Interestingly, children can play a part in parent’s home buying decisions without actually being asked to make a choice, said Adam Lietman Bailey, a New York real estate attorney and author of children's book “Home”. He said parents can help with this by asking their kids questions about what they’d like, such as where their toys should be stored in the home and what kind of backyard they’d like to play in. Even so, “most parents already know [their kids’] desires and needs,” and “moving decisions are likely at a level above the child’s thinking capacity when choosing a home,” Bailey says.
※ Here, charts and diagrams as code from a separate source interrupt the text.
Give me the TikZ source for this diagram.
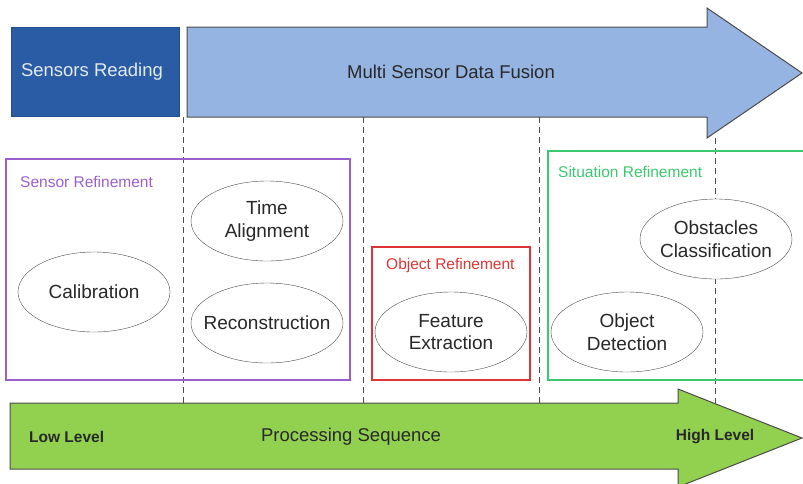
\documentclass[tikz,border=0pt]{standalone}
\usepackage{fontspec}
\setmainfont{Liberation Sans}
\usetikzlibrary{shapes.geometric}
\tikzset{>=latex}
\definecolor{darkblue}{RGB}{41,92,165}
\definecolor{lightblue}{RGB}{149,180,226}
\definecolor{leafgreen}{RGB}{146,208,80}
\definecolor{sensorc}{RGB}{155,95,205}
\definecolor{objectc}{RGB}{222,52,52}
\definecolor{situc}{RGB}{60,200,110}
\definecolor{edgegray}{RGB}{75,75,75}
\definecolor{paletext}{RGB}{228,234,244}
\definecolor{inkgray}{RGB}{40,40,40}
\tikzset{
  tasktext/.style={align=center, text=inkgray, font=\fontsize{19}{22.5}\selectfont, inner sep=0pt},
  task/.style={ellipse, draw=edgegray, fill=white, minimum width=152pt, minimum height=80pt,
    label={[tasktext]center:#1}},
  region/.style={draw=#1, line width=1.3pt},
  regtitle/.style={text=#1, font=\fontsize{15.5}{17}\selectfont, inner sep=0pt, anchor=west},
  bigtext/.style={text=inkgray, font=\fontsize{18.5}{22}\selectfont, inner sep=0pt},
  levtext/.style={text=inkgray, font=\bfseries\fontsize{15.5}{17}\selectfont, inner sep=0pt},
  guide/.style={draw=edgegray, dash pattern=on 6pt off 4pt, line width=0.8pt}
}
\begin{document}
\begin{tikzpicture}[x=1pt,y=-1pt]
\useasboundingbox (0,0) rectangle (803,483);
\foreach \x in {183,363,539}
  \draw[guide] (\x,117) -- (\x,403);
\draw[guide] (715,138) -- (715,403);
\draw[fill=darkblue, draw=darkblue!85!black] (11,27) rectangle (179,116);
\node[bigtext, text=paletext] (reading) at (92,72) {Sensors Reading};
\draw[fill=lightblue, draw=edgegray, line width=1pt] (187,27) -- (707,27) -- (707,8) -- (802,73)
  -- (707,138) -- (707,117) -- (187,117) -- cycle;
\node[bigtext] (fusion) at (451,72) {Multi Sensor Data Fusion};
\draw[region=sensorc] (6,159) rectangle (350,380);
\node[regtitle=sensorc] (sensref) at (20,182) {Sensor Refinement};
\draw[region=objectc] (372,247) rectangle (530,380);
\node[regtitle=objectc] (objref) at (386,265) {Object Refinement};
\draw[region=situc] (548,151) rectangle (812,380);
\node[regtitle=situc] (situref) at (558,172) {Situation Refinement};
\node[task={Calibration}] (calib) at (94,292) {};
\node[task={Time\\Alignment}] (timealign) at (267,221) {};
\node[task={Reconstruction}] (recon) at (267,323) {};
\node[task={Feature\\Extraction}] (feature) at (451,332) {};
\node[task={Object\\Detection}] (detect) at (627,332) {};
\node[task={Obstacles\\Classification}] (classify) at (716,239) {};
\draw[fill=leafgreen, draw=edgegray, line width=1pt] (10,403) -- (678,403) -- (678,389) -- (802,438)
  -- (678,487) -- (678,469) -- (10,469) -- cycle;
\node[levtext, anchor=west] (low) at (29,437) {Low Level};
\node[bigtext] (sequence) at (351,437) {Processing Sequence};
\node[levtext] (high) at (715,437) {High Level};
\end{tikzpicture}
\end{document}
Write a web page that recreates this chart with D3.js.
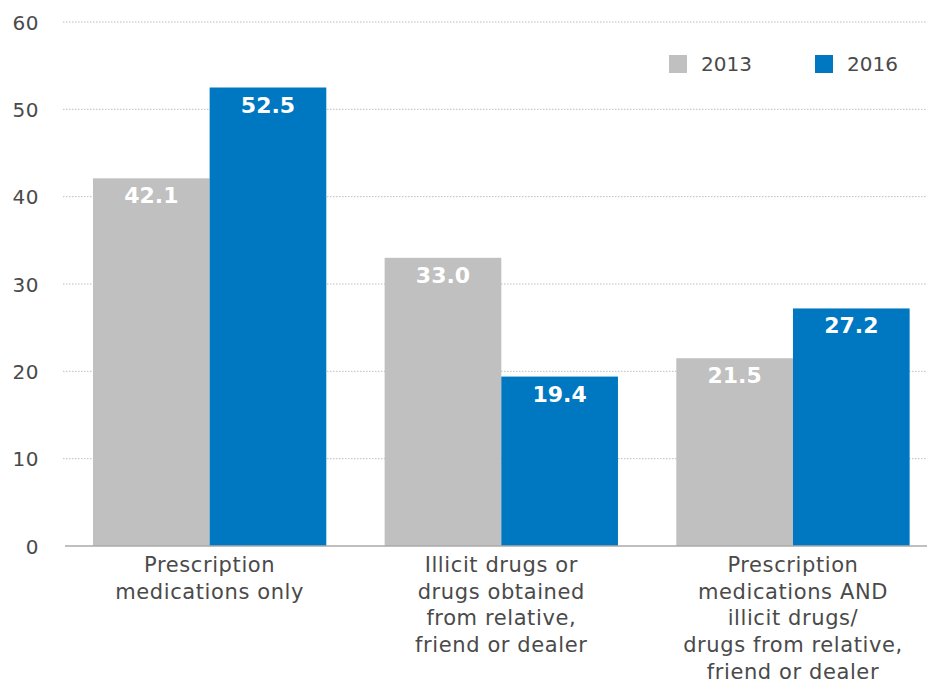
<!DOCTYPE html>
<html><head><meta charset="utf-8">
<script src="https://cdn.jsdelivr.net/npm/d3@7"></script>
<style>
html,body{margin:0;padding:0;background:#fff;}
svg{display:block;font-family:"DejaVu Sans",sans-serif;}
</style></head>
<body><svg id="chart" width="927" height="683"></svg>
<script>
const categories = [
  ["Prescription","medications only"],
  ["Illicit drugs or","drugs obtained","from relative,","friend or dealer"],
  ["Prescription","medications AND","illicit drugs/","drugs from relative,","friend or dealer"]
];
const seriesNames = ["2013","2016"];
const values2013 = [42.1, 33.0, 21.5];
const values2016 = [52.5, 19.4, 27.2];
const yTicks = [0,10,20,30,40,50,60];
const colors = ["#c0c0c0","#0077c1"];

const svg = d3.select("#chart");
const W = 927;
const y = d3.scaleLinear().domain([0,60]).range([546,22]);
const x0 = d3.scaleBand().domain(d3.range(categories.length)).range([63.8,938.8]).paddingInner(0.2).paddingOuter(0.1);
const x1 = d3.scaleBand().domain(seriesNames).range([0,x0.bandwidth()]);
const textCol = "#4a4a4a";

// gridlines
svg.append("g").selectAll("line").data(yTicks.filter(t=>t>0)).join("line")
  .attr("x1",63).attr("x2",W).attr("y1",d=>y(d)).attr("y2",d=>y(d))
  .attr("stroke","#bdbdbd").attr("stroke-width",1).attr("stroke-dasharray","1.5,1.5");

// y axis labels
const yAxis = d3.axisLeft(y).tickValues(yTicks).tickSize(0).tickPadding(0);
const ya = svg.append("g").attr("transform","translate(39,0)").call(yAxis);
ya.select(".domain").remove();
ya.selectAll("text").attr("font-size",20).attr("fill",textCol).attr("font-family","DejaVu Sans").attr("dy","0.36em").attr("letter-spacing",0.5);

// bars
const rows = categories.map((c,i)=>({i, vals:[values2013[i], values2016[i]]}));
const groups = svg.append("g").selectAll("g").data(rows).join("g")
  .attr("transform",d=>`translate(${x0(d.i)},0)`);
const bars = groups.selectAll("g").data(d=>d.vals.map((v,k)=>({k,v}))).join("g");
bars.append("rect")
  .attr("x",d=>x1(seriesNames[d.k])).attr("width",x1.bandwidth())
  .attr("y",d=>y(d.v)).attr("height",d=>y(0)-y(d.v))
  .attr("fill",d=>colors[d.k]);
bars.append("text")
  .attr("x",d=>x1(seriesNames[d.k])+x1.bandwidth()/2)
  .attr("y",d=>y(d.v)+25)
  .attr("text-anchor","middle").attr("fill","#fff").attr("font-weight","bold")
  .attr("font-size",22).text(d=>d.v.toFixed(1));

// baseline
svg.append("line").attr("x1",65).attr("x2",W).attr("y1",y(0)).attr("y2",y(0))
  .attr("stroke","#aaaaaa").attr("stroke-width",1.5);

// category labels
const cl = svg.append("g").selectAll("text").data(rows).join("text")
  .attr("x",d=>x0(d.i)+x0.bandwidth()/2).attr("text-anchor","middle")
  .attr("fill",textCol).attr("font-size",21).attr("letter-spacing",0.6);
cl.selectAll("tspan").data(d=>categories[d.i].map((t,j)=>({t,j,x:x0(d.i)+x0.bandwidth()/2}))).join("tspan")
  .attr("x",d=>d.x).attr("y",d=>572+d.j*26.7).text(d=>d.t);

// legend
const leg = svg.append("g").selectAll("g").data(seriesNames).join("g")
  .attr("transform",(d,i)=>`translate(${669+i*146},55)`);
leg.append("rect").attr("width",18).attr("height",18).attr("fill",(d,i)=>colors[i]);
leg.append("text").attr("x",32).attr("y",16).attr("font-size",20).attr("fill",textCol).text(d=>d);
</script></body></html>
Santa Clarita, California-based estate professional Tracey Hampson related how one client’s home search was prolonged due to his insistence on asking for his kids’ approval on any home he viewed. The buyer was almost ready to submit an offer on one home with a pool, but then his children started crying. The kids didn’t want a pool, it turned out.
“They ended up not submitting an offer,” Hampson told the Tribune. “So speaking with your children before you make a real estate decision is wise, but I wouldn’t base the purchasing decision solely on their opinions.”
Kids often make very emotional choices, being swayed by home design TV shows or getting stuck on certain values, and will only consider the immediate benefits to them personally, said Aaron Norris of the Norris Group in Riverside, California.
“Their opinions can change tomorrow,” said Julie Gurner, a real estate analyst with FitSmallBusiness.com. “As harsh as it may be to say, this decision should likely not be made contingent on a child’s opinions but rather made with great consideration into what home can meet their needs best. You can give them an opportunity to customize it a bit and make it their own.”